China's automotive industry is currently witnessing an intense price war, primarily driven by heavyweights Tesla and BYD. In a bid to stimulate sales, BYD has aggressively reduced prices on over 20 models, including the Seagull EV, now marked at 55,800 yuan ($7,780). Tesla has followed suit by slashing up to 70,000 yuan ($9,600) off its Model S and Model X, intensifying competition and placing increased pressure on premium automakers, the South China Morning Post reported.
The aggressive discounting strategies have triggered concerns over the industry's financial health and led to notable market repercussions. According to reports, Chinese EV stocks have suffered substantial declines, with BYD's shares falling nearly 9% and competitors like Geely, Li Auto, and Xpeng recording losses of 7%, 5%, and 4%, respectively. This situation has also stirred tensions between major players, notably BYD and Great Wall Motor, highlighting the industry's strained dynamics.

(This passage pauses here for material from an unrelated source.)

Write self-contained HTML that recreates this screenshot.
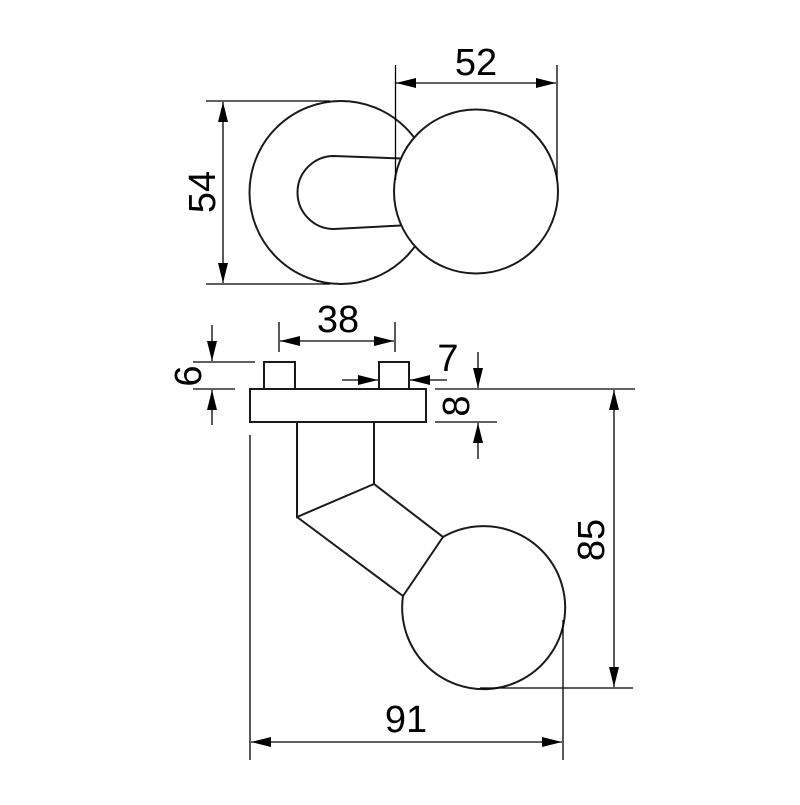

In response to these developments, the Chinese government has stepped in, urging an end to the cut-throat pricing to protect the sector's stability. Reuters noted that the Ministry of Industry and Information Technology plans to work with law enforcement to address unfair competition practices, aiming for a more sustainable and stable automotive market environment. These actions reflect the broader challenges and regulatory scrutiny faced by the industry amidst the ongoing price wars.